The longer cattle are exposed to steroids and other growth promotants before slaughter, the more likely its beef will pay a penalty in terms of tenderness, said a researcher from the University of Alberta.
Meat scientist Heather Bruce and her team recently conducted a study on the effects of growth promotants on collagen cross-links — the connective tissue or ‘gristle’ of beef cattle. They found the age of the cattle played a key role: Beef from cattle aged 12 to 14 months had much less gristle and was less heat resistant than that of the older, 16- to 20-month-old population which had been exposed to promotants more times.
“For the cattle industry — and particularly for those producers involved in guaranteed tenderness programs — the take-home message is the effects of steroid or beta-agonist use are not particularly obvious in cattle processed young,” said Bruce.
“So if you are going to use these products, use them in cattle that will be slaughtered when they are young. The effects of these products seem to be more evident in older animals because these animals are more likely to be subject to more than one steroid implant in their lifetimes.”
The study focused on two populations of animals — 12 to 14 months and 16 to 20 months. Both had a subgroup exposed to prolonged steroid and beta-agonist use, and another subgroup that was not.
“That age range is quite indicative of the age of animals that are slaughtered for beef in this country,” said Bruce. “At various times of the year you’ll either get a product from a very young animal or a product from an older animal.”

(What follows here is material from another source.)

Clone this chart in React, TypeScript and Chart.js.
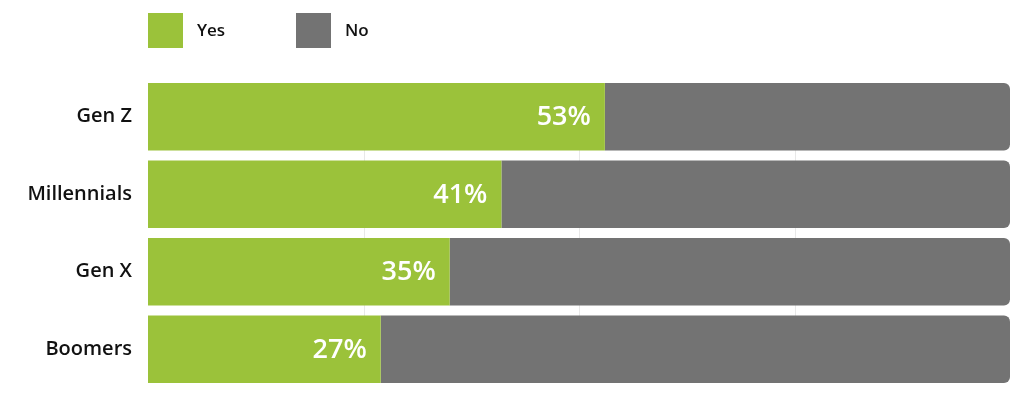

The growth promotants used in the study were common, commercially available products administered according to manufacturer instructions.
“Nothing special — just off the shelf, everyday production choices producers commonly make,” she said.
The young cattle received one course of steroids while the older cattle received five treatments of steroids. Generally, Canadian cattle do not receive that number of interventions, she said. However, the extreme number of treatments underscored the significance of the findings.
“It’s a worst-case scenario in terms of usage of steroids,” said Bruce. “I’m not sure many producers would use that kind of rigorous intervention schedule. It essentially said that if you’re going to use these products, five is the highest number of treatments you could possibly use.”
The study highlights that even a few months makes a significant difference in tenderness when using promotants.
“Sixteen to 20 months of age isn’t particularly old in the grand scheme of things, but we have found even with that small change in age we still see a significant change in the heat stability of the cross-links,” she said.
“We haven’t seen a significant change in the amount of force required to cut the meat, but we did not test it among consumers so that’s hard to measure. However, there is definitely a measurable change in tenderness and it’s statistically associated with the cross-links.”
The results of the study also speak to the inherent risks of multiple treatments of growth promotants, said Bruce.
“On average, Canadian producers today are aiming for heavier cattle weights. However, we need to be mindful of the production and quality implications of prolonged steroid use. It might be an option to consider one implant rather than multiple treatments in order to maintain superior tenderness.”
Cory Van Groningen, who operates VG Meats, a farm-to-fork operation in Stoney Creek, Ont., said he looks to this type of research to improve the tenderness, flavour and juiciness of the beef he produces. Other researchers have tied steroid use to reduced tenderness, he said, but Bruce’s study is unique in that it specifies the best age in which to achieve peak tenderness while using growth promotants.
“She’s identified the populations where it has the most impact,” he said.
Although Van Groningen does not use growth promotants, he said the study still has value for his operation because it shows a relationship between age and collagen cross-links.
“This research reveals more about the many factors that affect beef tenderness.”